Aided by a combination of factors, including support from a variety of sources, it has succeeded in being a nagging, tenacious presence against the multinational giant that had been sucking their neighbourhoods dry. The struggle crossed its fourth year in April. The residents' staying power brought them support from the world over and helped them connect with similar struggles against corporate theft of the world's most valuable resource.

Coca-Cola (and the government) arrogantly ignored the demands of the motley crowd of villagers and tribal people who gathered at the factory gates in April 2002 - denying the accusations of acute water shortage and pollution caused by the company, and influencing the government and its agencies. But within a year, both the company and the State administration, along with all the mainstream political parties, were forced to acknowledge the struggle and address their simple but serious questions.

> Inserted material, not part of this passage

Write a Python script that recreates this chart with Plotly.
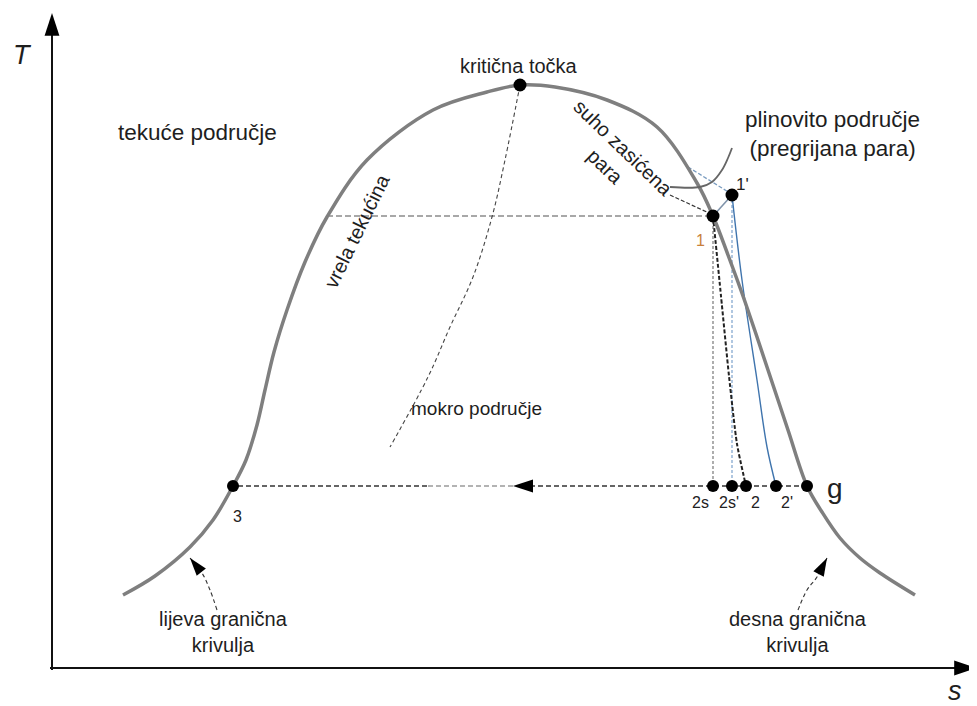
import plotly.graph_objects as go

# ---------------- data (s, T in schematic units) ----------------
dome_s = [123, 155, 190, 213, 233, 246, 257, 265, 274, 287, 305, 327, 367, 433, 487,
          520, 555, 607, 657, 697, 713, 728, 743, 758, 773, 788, 807, 822, 840, 860, 880, 915]
dome_T = [111, 130, 159, 186, 220, 246, 281, 316, 354, 396, 444, 489, 546, 596, 614,
          621, 619, 606, 579, 523, 490, 451, 410, 366, 321, 276, 220, 194, 168, 148, 133, 111]

crit_s, crit_T = [520], [621]

# dryness (quality) line from critical point
qual_s = [520, 505, 492, 473, 450, 428, 390]
qual_T = [621, 546, 489, 429, 379, 329, 259]

# upper isotherm (T1) from left boundary to point 1
T1 = 490
iso_s = [327, 713]

# state points
p1_s, p1_T = 713, 490
p1p_s, p1p_T = 732, 511
T_low = 220
bottom_names = ["3", "2s", "2s'", "2", "2'", "g"]
bottom_s = [233, 713, 732, 746, 776, 807]

# expansion lines
exp12_s = [713, 721, 729, 737, 746]
exp12_T = [490, 410, 330, 262, 220]
exp1p2p_s = [732, 742, 757, 767, 776]
exp1p2p_T = [511, 426, 326, 259, 220]

# condensation line arrow position and shading split
cond_arrow_s = 513
cond_light_s = 427

# leader of the superheated-region label
lead_s = [732, 728, 722, 712, 700, 670]
lead_T = [558, 548, 536, 524, 519, 519]
# dashed pointers
sat_ptr_s, sat_ptr_T = [670, 711], [511, 492]
sup_ptr_s, sup_ptr_T = [688, 730], [539, 513]

# boundary-curve pointer arrows
lb_s, lb_T = [217, 210, 202, 190], [96, 116, 133, 148]
rb_s, rb_T = [798, 807, 817, 827], [96, 116, 129, 148]

# axes
axis_T_s, axis_T_range = 52, [36, 693]
axis_s_T, axis_s_range = 38, [50, 977]

# text labels
lab_text = ["kritična točka", "tekuće područje", "plinovito područje<br>(pregrijana para)",
            "suho zasićena<br>para", "vrela tekućina", "mokro područje",
            "lijeva granična<br>krivulja", "desna granična<br>krivulja",
            "<i>T</i>", "<i>s</i>"]
lab_s = [519, 197, 832, 614, 357, 476, 223, 798, 22, 955]
lab_T = [640, 574, 572, 549, 475, 298, 74, 74, 651, 15]
lab_size = [20, 22.5, 22.5, 20, 20, 19, 20, 20, 27, 27]
lab_angle = [0, 0, 0, 44, -64, 0, 0, 0, 0, 0]

pt_lab_text = ["1", "1'", "3", "2s", "2s'", "2", "2'", "g"]
pt_lab_s = [700, 742, 237, 700, 729, 755, 787, 835]
pt_lab_T = [466, 522, 190, 204, 204, 204, 204, 218]
pt_lab_size = [16, 17, 16, 16, 16, 16, 16, 28]
pt_lab_color = ["#c8803c", "#222", "#222", "#222", "#222", "#222", "#222", "#222"]

FONT = "Liberation Sans, Arial, sans-serif"
PAGE_OFFSET = 8  # default body margin of the html page

fig = go.Figure()


def line(xs, ys, color, width, dash=None, shape="linear", smoothing=1.0):
    fig.add_trace(go.Scatter(x=xs, y=ys, mode="lines", hoverinfo="skip",
                             line=dict(color=color, width=width, dash=dash,
                                       shape=shape, smoothing=smoothing),
                             showlegend=False, cliponaxis=False))


def arrow_line(xs, ys, color, width, head, dash=None, shape="linear", head_color=None):
    sizes = [0] * (len(xs) - 1) + [head]
    fig.add_trace(go.Scatter(x=xs, y=ys, mode="lines+markers", hoverinfo="skip",
                             line=dict(color=color, width=width, dash=dash, shape=shape),
                             marker=dict(symbol="arrow", size=sizes, opacity=1,
                                         color=head_color or color,
                                         angleref="previous", line=dict(width=0)),
                             showlegend=False, cliponaxis=False))


# axes
arrow_line([axis_T_s, axis_T_s], axis_T_range, "#111111", 2, 24, head_color="#000000")
arrow_line(axis_s_range, [axis_s_T, axis_s_T], "#111111", 2, 24, head_color="#000000")

# upper isotherm
line(iso_s, [T1, T1], "#8c8c8c", 1.6, dash="6px,3px")
# quality line
line(qual_s, qual_T, "#444444", 1.1, dash="4px,3px", shape="spline")

# condensation line (g -> 3) with arrow
arrow_line([bottom_s[-1], cond_arrow_s], [T_low, T_low], "#333333", 1.6, 21,
           dash="5px,3px", head_color="#000000")
line([cond_arrow_s, cond_light_s], [T_low, T_low], "#9a9a9a", 1.6, dash="5px,3px")
line([cond_light_s, bottom_s[0]], [T_low, T_low], "#333333", 1.6, dash="5px,3px")

# verticals / expansions
line([p1_s, bottom_s[1]], [p1_T, T_low], "#9a9a9a", 1.6, dash="3px,2px")
line([p1p_s, bottom_s[2]], [p1p_T, T_low], "#8fb0d4", 1.4, dash="3px,2px")
line(exp12_s, exp12_T, "#222222", 2, dash="4px,2px", shape="spline", smoothing=0.6)
line(exp1p2p_s, exp1p2p_T, "#3f74ad", 1.4, shape="spline")

# superheating 1 -> 1'
line([p1_s, p1p_s], [p1_T, p1p_T], "#7f93aa", 1.6)
line(sup_ptr_s, sup_ptr_T, "#7a9cc0", 1.3, dash="4px,2px")
line(sat_ptr_s, sat_ptr_T, "#333333", 1.2, dash="4px,2px")

# saturation dome
line(dome_s, dome_T, "#7f7f7f", 3.5, shape="spline", smoothing=1.0)

# leader for superheated label
line(lead_s, lead_T, "#666666", 1.8, shape="spline")

# boundary pointers
arrow_line(lb_s, lb_T, "#333333", 1.1, 19, dash="4px,3px", shape="spline", head_color="#000000")
arrow_line(rb_s, rb_T, "#333333", 1.1, 19, dash="4px,3px", shape="spline", head_color="#000000")

# points
fig.add_trace(go.Scatter(x=crit_s + [p1_s, p1p_s] + bottom_s,
                         y=crit_T + [p1_T, p1p_T] + [T_low] * len(bottom_s),
                         mode="markers", hoverinfo="skip", showlegend=False,
                         marker=dict(color="#000000", size=[13, 13, 13] + [12] * len(bottom_s),
                                     opacity=1, line=dict(width=0)),
                         cliponaxis=False))

annotations = []
for t, x, y, sz, ang in zip(lab_text, lab_s, lab_T, lab_size, lab_angle):
    annotations.append(dict(text=t, x=x, y=y, xref="x", yref="y", showarrow=False,
                            textangle=ang, font=dict(family=FONT, size=sz, color="#1e1e1e")))
for t, x, y, sz, c in zip(pt_lab_text, pt_lab_s, pt_lab_T, pt_lab_size, pt_lab_color):
    annotations.append(dict(text=t, x=x, y=y, xref="x", yref="y", showarrow=False,
                            font=dict(family=FONT, size=sz, color=c)))

fig.update_layout(
    width=977 - PAGE_OFFSET, height=706 - PAGE_OFFSET,
    margin=dict(l=0, r=0, t=0, b=0),
    paper_bgcolor="white", plot_bgcolor="white",
    xaxis=dict(range=[PAGE_OFFSET, 977], visible=False, fixedrange=True),
    yaxis=dict(range=[0, 706 - PAGE_OFFSET], visible=False, fixedrange=True),
    annotations=annotations,
    showlegend=False,
)

fig.write_html("out.html")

Within a few months of launching their agitation, the protesters forced the panchayat to act on their behalf. The panchayat, acting at their behest, refused to renew the company's licence and when the State government intervened for the multinational, went to court. Eventually, when the issue reached the Supreme Court, the State government and its agencies were compelled to argue the case against the company and from the side of the protestors.

Coca-Cola was made to shut down its plant by March 2004, supply drinking water in tanker lorries to the people of the affected villages and take remedial measures to contain pollution. And despite the supreme confidence of the company's officials about winning the court battles very soon, Coca-Cola's efforts to reopen the unit has been frustrated by the protesters, the panchayat and, albeit reluctantly, the government machinery.

At certain stages, even when the panchayat was ordered by courts to renew the company's licence, the local body imposed conditions that Coca-Cola could not comply with. The latest one in a list of 12 simply said: "The company shall not use groundwater from Perumatty panchayat for industrial purposes, or for producing soft drinks, aerated carbonate beverages or fruit juice." It was exercising the priority rights of the local community and acting against the over-exploitation of groundwater in a manner that could lead to scarcity of the resource.

The court battle is, for the first time in India, laying bare for debate the crucial issues involved when commercial interests are entrusted with the exploitation of scarce public resources. Among the issues are the complex nature of ownership of public assets, the rights of local communities, the powers of governments to intervene, and the real danger of loss of public control over such vital, fast-depleting assets.

In November 2005, the company said in a letter to the government that, as a last resort, it was willing to "relocate" its bottling plant to the Kanjikode industrial estate if other "options" failed and if the government could ensure that it had "water and electricity" and a trouble-free environment. The industrial estate is about 50 km from Plachimada, and a similar unit of Pepsi located there is facing less trouble as its source of water is within the industrial area.

The new offer came even as Coca-Cola launched its battle to stay on at Plachimada in the apex court and made the several special leave petitions filed before the Supreme Court by the panchayat, the State government and the State Pollution Control Board against the judgments of the Kerala High Court favouring the company, critical to the cause of the history-makers at Plachimada.

The protesters continue to sit at the gates of the factory - for more than 1,500 days now - seeking justice, and in the process ensuring that no government in Kerala would dare launch another mega project that lets commercial interests make a roaring business out of dwindling water resources. Those who derided it as a hopeless struggle of a few villagers against a behemoth corporation or as a misguided campaign against the State's economic development eventually had to recognise its true worth.

The real strength of the people of Plachimada may, after all, be in the David-Goliath symbolism of their historic struggle.